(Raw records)
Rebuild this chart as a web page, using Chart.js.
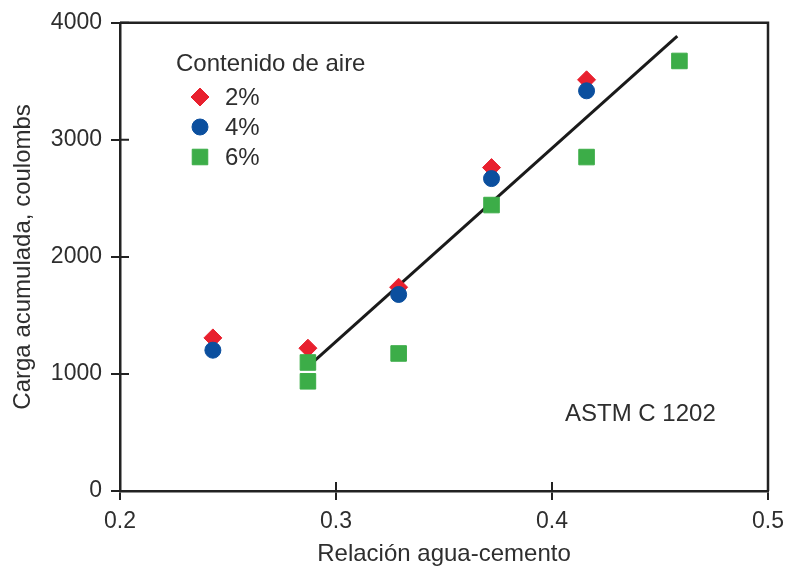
<!DOCTYPE html>
<html>
<head>
<meta charset="utf-8">
<script src="https://cdn.jsdelivr.net/npm/chart.js@4/dist/chart.umd.min.js"></script>
<style>
  html, body { margin: 0; padding: 0; background: #fff; }
  #wrap { width: 785px; height: 576px; }
</style>
</head>
<body>
<div id="wrap"><canvas id="chargeChart"></canvas></div>
<script>
//Data
const air2X = [0.243, 0.287, 0.329, 0.372, 0.416];
const air2Y = [1308, 1220, 1741, 2763, 3513];
const air4X = [0.243, 0.329, 0.372, 0.416];
const air4Y = [1203, 1679, 2669, 3419];
const air6X = [0.287, 0.287, 0.329, 0.372, 0.416, 0.459];
const air6Y = [1098, 937, 1175, 2443, 2853, 3674];
const fitX = [0.290, 0.458];
const fitY = [1112, 3887];

const seriesLabels = ['2%', '4%', '6%'];
const xTicks = [0.2, 0.3, 0.4, 0.5];
const yTicks = [0, 1000, 2000, 3000, 4000];

const textColor = '#2e2e2e';
const axisColor = '#222';
const fontFamily = '"Liberation Sans", Arial, sans-serif';

const toPoints = (xs, ys) => xs.map((x, i) => ({ x: x, y: ys[i] }));

//Ticks that cross the axes + top/right frame + note text
const framePlugin = {
    id: 'frame',
    afterDraw(chart) {
        const ctx = chart.ctx;
        const area = chart.chartArea;
        const xs = chart.scales.x;
        const ys = chart.scales.y;
        ctx.save();
        ctx.strokeStyle = axisColor;
        ctx.lineWidth = 2.5;
        ctx.beginPath();
        ctx.moveTo(area.left, area.top);
        ctx.lineTo(area.right, area.top);
        ctx.lineTo(area.right, area.bottom);
        ctx.stroke();

        ctx.lineWidth = 2;
        ctx.beginPath();
        xTicks.forEach(v => {
            const px = xs.getPixelForValue(v);
            ctx.moveTo(px, area.bottom);
            ctx.lineTo(px, area.bottom - 9);
        });
        yTicks.forEach(v => {
            const py = ys.getPixelForValue(v);
            ctx.moveTo(area.left, py);
            ctx.lineTo(area.left + 9, py);
        });
        ctx.stroke();

        ctx.fillStyle = textColor;
        ctx.font = '24px ' + fontFamily;
        ctx.textBaseline = 'middle';
        ctx.textAlign = 'left';
        ctx.fillText('ASTM C 1202', 565, 414);
        ctx.restore();
    }
};

//Legend inside the plot
const legendPlugin = {
    id: 'innerLegend',
    afterDraw(chart) {
        const ctx = chart.ctx;
        ctx.save();
        ctx.fillStyle = textColor;
        ctx.font = '24px ' + fontFamily;
        ctx.textBaseline = 'middle';
        ctx.textAlign = 'left';
        ctx.fillText('Contenido de aire', 176, 64);

        seriesLabels.forEach((lab, i) => {
            const ds = chart.data.datasets[i];
            const y = 97 + i * 30;
            ctx.fillStyle = ds.backgroundColor;
            ctx.strokeStyle = ds.backgroundColor;
            ctx.lineWidth = 1;
            Chart.helpers.drawPoint(ctx, {
                pointStyle: ds.pointStyle,
                radius: ds.pointRadius,
                rotation: 0,
                borderWidth: 1
            }, 200, y);
            ctx.fillStyle = textColor;
            ctx.fillText(lab, 225, y + 1);
        });
        ctx.restore();
    }
};

const chargeData = {
    datasets: [
        {
            label: seriesLabels[0],
            data: toPoints(air2X, air2Y),
            pointStyle: 'rectRot',
            pointRadius: 9,
            backgroundColor: '#e8202e',
            borderColor: '#e8202e',
            borderWidth: 1,
            order: 3
        },
        {
            label: seriesLabels[1],
            data: toPoints(air4X, air4Y),
            pointStyle: 'circle',
            pointRadius: 8,
            backgroundColor: '#0b4f9e',
            borderColor: '#0b4f9e',
            borderWidth: 1,
            order: 2
        },
        {
            label: seriesLabels[2],
            data: toPoints(air6X, air6Y),
            pointStyle: 'rect',
            pointRadius: 11,
            backgroundColor: '#3cad48',
            borderColor: '#3cad48',
            borderWidth: 1,
            order: 1
        },
        {
            label: 'fit',
            type: 'line',
            data: toPoints(fitX, fitY),
            showLine: true,
            borderColor: '#1a1a1a',
            borderWidth: 3,
            pointRadius: 0,
            fill: false,
            order: 4
        }
    ]
};

const chargeOptions = {
    responsive: true,
    maintainAspectRatio: false,
    animation: false,
    layout: {
        padding: { top: 20, right: 0, left: 0, bottom: 0 }
    },
    scales: {
        x: {
            type: 'linear',
            min: 0.2,
            max: 0.5,
            afterFit: scale => { scale.height = 85; scale.paddingRight = 17; },
            afterBuildTicks: scale => { scale.ticks = xTicks.map(v => ({ value: v })); },
            ticks: {
                color: textColor,
                font: { size: 23, family: fontFamily },
                padding: 8,
                maxRotation: 0,
                callback: v => v.toFixed(1)
            },
            grid: {
                drawOnChartArea: false,
                tickLength: 9,
                color: axisColor,
                lineWidth: 2
            },
            border: { color: axisColor, width: 2.5 },
            title: {
                display: true,
                text: 'Relación agua-cemento',
                color: textColor,
                font: { size: 24, family: fontFamily },
                padding: { top: 0, bottom: 7 }
            }
        },
        y: {
            min: 0,
            max: 4000,
            afterFit: scale => { scale.width = 120; },
            afterBuildTicks: scale => { scale.ticks = yTicks.map(v => ({ value: v })); },
            ticks: {
                color: textColor,
                font: { size: 23, family: fontFamily },
                padding: 9,
                callback: v => String(v)
            },
            grid: {
                drawOnChartArea: false,
                tickLength: 9,
                color: axisColor,
                lineWidth: 2
            },
            border: { color: axisColor, width: 2.5 },
            title: {
                display: true,
                text: 'Carga acumulada, coulombs',
                color: textColor,
                font: { size: 24, family: fontFamily },
                padding: { top: 9, bottom: 0 }
            }
        }
    },
    plugins: {
        legend: { display: false },
        tooltip: { enabled: false }
    }
};

let chargeChart = new Chart(document.getElementById('chargeChart'), {
    type: 'scatter',
    data: chargeData,
    options: chargeOptions,
    plugins: [framePlugin, legendPlugin]
});
</script>
</body>
</html>
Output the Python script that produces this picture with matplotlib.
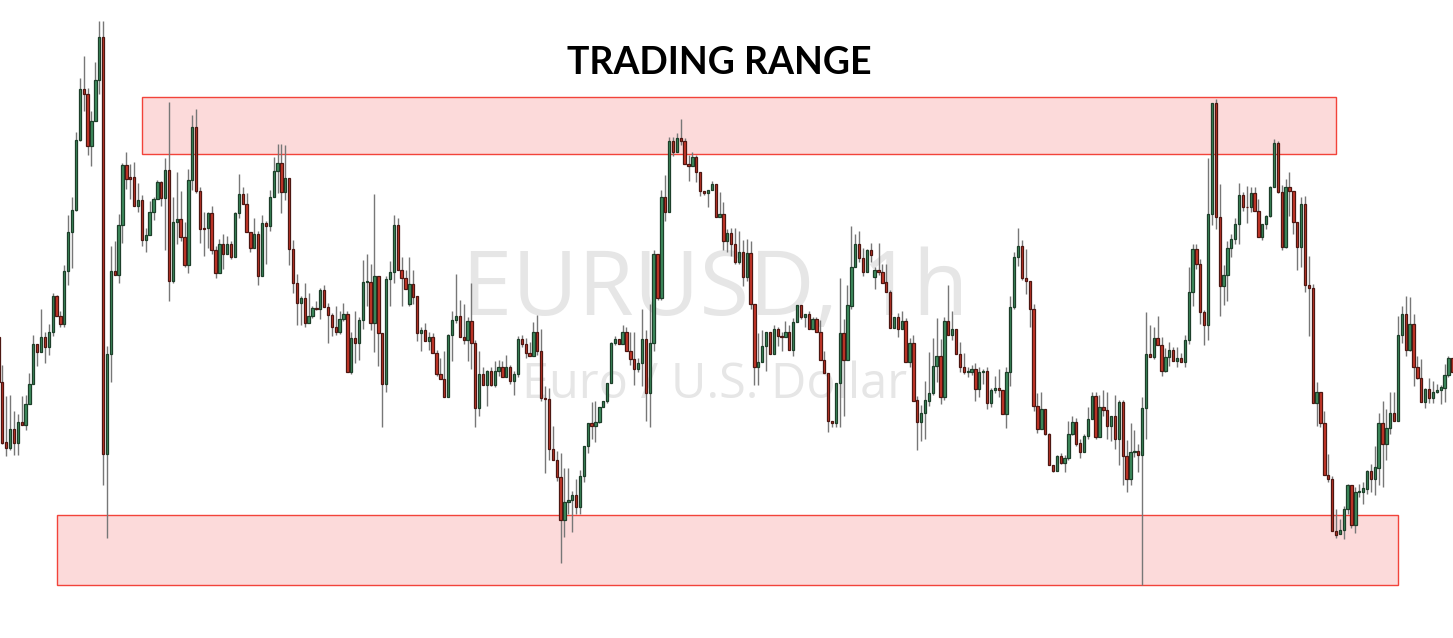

• CHALLENGE: Each record above must be returned exactly as written, with its pictures omitted.

• REPLY:
Rebuild this chart as a web page, using Chart.js.
<!DOCTYPE html>
<html>
<head>
<meta charset="utf-8">
<script src="https://cdn.jsdelivr.net/npm/chart.js@4/dist/chart.umd.min.js"></script>
<style>
  html, body { margin: 0; padding: 0; background: #fff; }
  #wrap { width: 785px; height: 576px; }
</style>
</head>
<body>
<div id="wrap"><canvas id="chargeChart"></canvas></div>
<script>
//Data
const air2X = [0.243, 0.287, 0.329, 0.372, 0.416];
const air2Y = [1308, 1220, 1741, 2763, 3513];
const air4X = [0.243, 0.329, 0.372, 0.416];
const air4Y = [1203, 1679, 2669, 3419];
const air6X = [0.287, 0.287, 0.329, 0.372, 0.416, 0.459];
const air6Y = [1098, 937, 1175, 2443, 2853, 3674];
const fitX = [0.290, 0.458];
const fitY = [1112, 3887];

const seriesLabels = ['2%', '4%', '6%'];
const xTicks = [0.2, 0.3, 0.4, 0.5];
const yTicks = [0, 1000, 2000, 3000, 4000];

const textColor = '#2e2e2e';
const axisColor = '#222';
const fontFamily = '"Liberation Sans", Arial, sans-serif';

const toPoints = (xs, ys) => xs.map((x, i) => ({ x: x, y: ys[i] }));

//Ticks that cross the axes + top/right frame + note text
const framePlugin = {
    id: 'frame',
    afterDraw(chart) {
        const ctx = chart.ctx;
        const area = chart.chartArea;
        const xs = chart.scales.x;
        const ys = chart.scales.y;
        ctx.save();
        ctx.strokeStyle = axisColor;
        ctx.lineWidth = 2.5;
        ctx.beginPath();
        ctx.moveTo(area.left, area.top);
        ctx.lineTo(area.right, area.top);
        ctx.lineTo(area.right, area.bottom);
        ctx.stroke();

        ctx.lineWidth = 2;
        ctx.beginPath();
        xTicks.forEach(v => {
            const px = xs.getPixelForValue(v);
            ctx.moveTo(px, area.bottom);
            ctx.lineTo(px, area.bottom - 9);
        });
        yTicks.forEach(v => {
            const py = ys.getPixelForValue(v);
            ctx.moveTo(area.left, py);
            ctx.lineTo(area.left + 9, py);
        });
        ctx.stroke();

        ctx.fillStyle = textColor;
        ctx.font = '24px ' + fontFamily;
        ctx.textBaseline = 'middle';
        ctx.textAlign = 'left';
        ctx.fillText('ASTM C 1202', 565, 414);
        ctx.restore();
    }
};

//Legend inside the plot
const legendPlugin = {
    id: 'innerLegend',
    afterDraw(chart) {
        const ctx = chart.ctx;
        ctx.save();
        ctx.fillStyle = textColor;
        ctx.font = '24px ' + fontFamily;
        ctx.textBaseline = 'middle';
        ctx.textAlign = 'left';
        ctx.fillText('Contenido de aire', 176, 64);

        seriesLabels.forEach((lab, i) => {
            const ds = chart.data.datasets[i];
            const y = 97 + i * 30;
            ctx.fillStyle = ds.backgroundColor;
            ctx.strokeStyle = ds.backgroundColor;
            ctx.lineWidth = 1;
            Chart.helpers.drawPoint(ctx, {
                pointStyle: ds.pointStyle,
                radius: ds.pointRadius,
                rotation: 0,
                borderWidth: 1
            }, 200, y);
            ctx.fillStyle = textColor;
            ctx.fillText(lab, 225, y + 1);
        });
        ctx.restore();
    }
};

const chargeData = {
    datasets: [
        {
            label: seriesLabels[0],
            data: toPoints(air2X, air2Y),
            pointStyle: 'rectRot',
            pointRadius: 9,
            backgroundColor: '#e8202e',
            borderColor: '#e8202e',
            borderWidth: 1,
            order: 3
        },
        {
            label: seriesLabels[1],
            data: toPoints(air4X, air4Y),
            pointStyle: 'circle',
            pointRadius: 8,
            backgroundColor: '#0b4f9e',
            borderColor: '#0b4f9e',
            borderWidth: 1,
            order: 2
        },
        {
            label: seriesLabels[2],
            data: toPoints(air6X, air6Y),
            pointStyle: 'rect',
            pointRadius: 11,
            backgroundColor: '#3cad48',
            borderColor: '#3cad48',
            borderWidth: 1,
            order: 1
        },
        {
            label: 'fit',
            type: 'line',
            data: toPoints(fitX, fitY),
            showLine: true,
            borderColor: '#1a1a1a',
            borderWidth: 3,
            pointRadius: 0,
            fill: false,
            order: 4
        }
    ]
};

const chargeOptions = {
    responsive: true,
    maintainAspectRatio: false,
    animation: false,
    layout: {
        padding: { top: 20, right: 0, left: 0, bottom: 0 }
    },
    scales: {
        x: {
            type: 'linear',
            min: 0.2,
            max: 0.5,
            afterFit: scale => { scale.height = 85; scale.paddingRight = 17; },
            afterBuildTicks: scale => { scale.ticks = xTicks.map(v => ({ value: v })); },
            ticks: {
                color: textColor,
                font: { size: 23, family: fontFamily },
                padding: 8,
                maxRotation: 0,
                callback: v => v.toFixed(1)
            },
            grid: {
                drawOnChartArea: false,
                tickLength: 9,
                color: axisColor,
                lineWidth: 2
            },
            border: { color: axisColor, width: 2.5 },
            title: {
                display: true,
                text: 'Relación agua-cemento',
                color: textColor,
                font: { size: 24, family: fontFamily },
                padding: { top: 0, bottom: 7 }
            }
        },
        y: {
            min: 0,
            max: 4000,
            afterFit: scale => { scale.width = 120; },
            afterBuildTicks: scale => { scale.ticks = yTicks.map(v => ({ value: v })); },
            ticks: {
                color: textColor,
                font: { size: 23, family: fontFamily },
                padding: 9,
                callback: v => String(v)
            },
            grid: {
                drawOnChartArea: false,
                tickLength: 9,
                color: axisColor,
                lineWidth: 2
            },
            border: { color: axisColor, width: 2.5 },
            title: {
                display: true,
                text: 'Carga acumulada, coulombs',
                color: textColor,
                font: { size: 24, family: fontFamily },
                padding: { top: 9, bottom: 0 }
            }
        }
    },
    plugins: {
        legend: { display: false },
        tooltip: { enabled: false }
    }
};

let chargeChart = new Chart(document.getElementById('chargeChart'), {
    type: 'scatter',
    data: chargeData,
    options: chargeOptions,
    plugins: [framePlugin, legendPlugin]
});
</script>
</body>
</html>
Output the Python script that produces this picture with matplotlib.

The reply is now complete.